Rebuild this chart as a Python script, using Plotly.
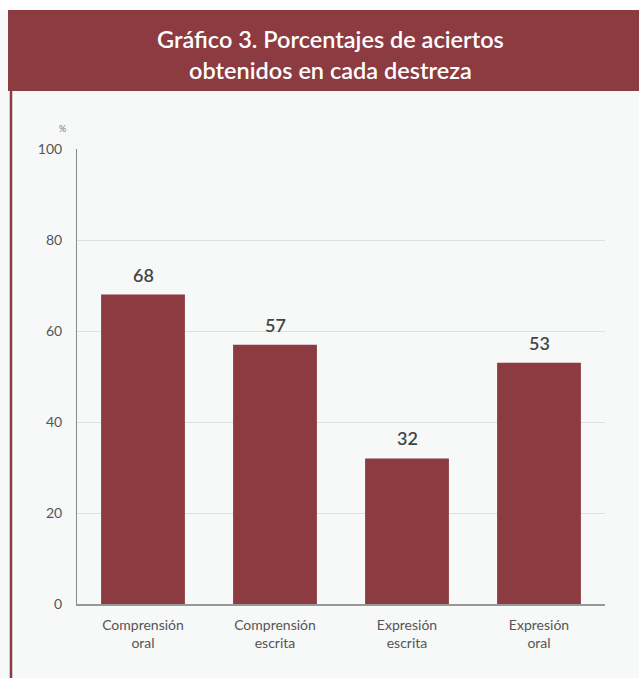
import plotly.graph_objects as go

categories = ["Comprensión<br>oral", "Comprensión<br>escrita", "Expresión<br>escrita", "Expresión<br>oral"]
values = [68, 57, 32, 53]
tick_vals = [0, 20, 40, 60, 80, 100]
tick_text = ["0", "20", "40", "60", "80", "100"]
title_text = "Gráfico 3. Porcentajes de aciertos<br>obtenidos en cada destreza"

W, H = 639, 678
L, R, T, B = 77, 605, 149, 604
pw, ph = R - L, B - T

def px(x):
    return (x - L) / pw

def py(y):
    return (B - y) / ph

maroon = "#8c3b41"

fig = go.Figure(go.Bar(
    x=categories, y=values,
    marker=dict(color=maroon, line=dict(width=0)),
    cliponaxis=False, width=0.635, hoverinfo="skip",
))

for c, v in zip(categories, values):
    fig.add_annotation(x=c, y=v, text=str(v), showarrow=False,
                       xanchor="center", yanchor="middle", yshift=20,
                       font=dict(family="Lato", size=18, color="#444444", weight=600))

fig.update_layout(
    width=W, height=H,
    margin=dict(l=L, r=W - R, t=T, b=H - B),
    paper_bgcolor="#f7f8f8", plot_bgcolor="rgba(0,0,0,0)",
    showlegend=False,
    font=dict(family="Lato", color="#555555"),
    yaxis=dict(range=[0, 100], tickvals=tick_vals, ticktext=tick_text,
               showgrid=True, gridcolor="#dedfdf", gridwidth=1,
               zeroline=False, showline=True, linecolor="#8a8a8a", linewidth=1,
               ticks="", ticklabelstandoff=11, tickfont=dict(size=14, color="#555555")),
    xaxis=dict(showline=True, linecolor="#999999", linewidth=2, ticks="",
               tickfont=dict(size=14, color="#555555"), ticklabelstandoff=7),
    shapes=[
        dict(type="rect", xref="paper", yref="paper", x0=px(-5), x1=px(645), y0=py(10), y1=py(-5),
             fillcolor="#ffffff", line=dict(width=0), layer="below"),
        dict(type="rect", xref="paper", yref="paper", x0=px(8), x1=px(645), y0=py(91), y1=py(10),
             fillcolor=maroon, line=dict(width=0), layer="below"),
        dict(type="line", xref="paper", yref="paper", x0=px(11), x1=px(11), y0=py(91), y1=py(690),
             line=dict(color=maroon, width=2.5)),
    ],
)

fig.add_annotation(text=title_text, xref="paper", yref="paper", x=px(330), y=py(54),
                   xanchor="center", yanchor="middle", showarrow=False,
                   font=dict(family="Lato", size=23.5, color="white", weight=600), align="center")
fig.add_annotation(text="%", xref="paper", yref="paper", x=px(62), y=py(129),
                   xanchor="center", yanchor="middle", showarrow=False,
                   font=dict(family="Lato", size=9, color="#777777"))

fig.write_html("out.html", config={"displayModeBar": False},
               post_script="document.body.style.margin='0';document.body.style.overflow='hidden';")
◇ ◇ ◇ ◇ ◇ ◇ ◇
Without the images, write out each line of the data verbatim.

(OUTPUT FOR THIS EXERCISE)
Rebuild this chart as a Python script, using Plotly.
import plotly.graph_objects as go

categories = ["Comprensión<br>oral", "Comprensión<br>escrita", "Expresión<br>escrita", "Expresión<br>oral"]
values = [68, 57, 32, 53]
tick_vals = [0, 20, 40, 60, 80, 100]
tick_text = ["0", "20", "40", "60", "80", "100"]
title_text = "Gráfico 3. Porcentajes de aciertos<br>obtenidos en cada destreza"

W, H = 639, 678
L, R, T, B = 77, 605, 149, 604
pw, ph = R - L, B - T

def px(x):
    return (x - L) / pw

def py(y):
    return (B - y) / ph

maroon = "#8c3b41"

fig = go.Figure(go.Bar(
    x=categories, y=values,
    marker=dict(color=maroon, line=dict(width=0)),
    cliponaxis=False, width=0.635, hoverinfo="skip",
))

for c, v in zip(categories, values):
    fig.add_annotation(x=c, y=v, text=str(v), showarrow=False,
                       xanchor="center", yanchor="middle", yshift=20,
                       font=dict(family="Lato", size=18, color="#444444", weight=600))

fig.update_layout(
    width=W, height=H,
    margin=dict(l=L, r=W - R, t=T, b=H - B),
    paper_bgcolor="#f7f8f8", plot_bgcolor="rgba(0,0,0,0)",
    showlegend=False,
    font=dict(family="Lato", color="#555555"),
    yaxis=dict(range=[0, 100], tickvals=tick_vals, ticktext=tick_text,
               showgrid=True, gridcolor="#dedfdf", gridwidth=1,
               zeroline=False, showline=True, linecolor="#8a8a8a", linewidth=1,
               ticks="", ticklabelstandoff=11, tickfont=dict(size=14, color="#555555")),
    xaxis=dict(showline=True, linecolor="#999999", linewidth=2, ticks="",
               tickfont=dict(size=14, color="#555555"), ticklabelstandoff=7),
    shapes=[
        dict(type="rect", xref="paper", yref="paper", x0=px(-5), x1=px(645), y0=py(10), y1=py(-5),
             fillcolor="#ffffff", line=dict(width=0), layer="below"),
        dict(type="rect", xref="paper", yref="paper", x0=px(8), x1=px(645), y0=py(91), y1=py(10),
             fillcolor=maroon, line=dict(width=0), layer="below"),
        dict(type="line", xref="paper", yref="paper", x0=px(11), x1=px(11), y0=py(91), y1=py(690),
             line=dict(color=maroon, width=2.5)),
    ],
)

fig.add_annotation(text=title_text, xref="paper", yref="paper", x=px(330), y=py(54),
                   xanchor="center", yanchor="middle", showarrow=False,
                   font=dict(family="Lato", size=23.5, color="white", weight=600), align="center")
fig.add_annotation(text="%", xref="paper", yref="paper", x=px(62), y=py(129),
                   xanchor="center", yanchor="middle", showarrow=False,
                   font=dict(family="Lato", size=9, color="#777777"))

fig.write_html("out.html", config={"displayModeBar": False},
               post_script="document.body.style.margin='0';document.body.style.overflow='hidden';")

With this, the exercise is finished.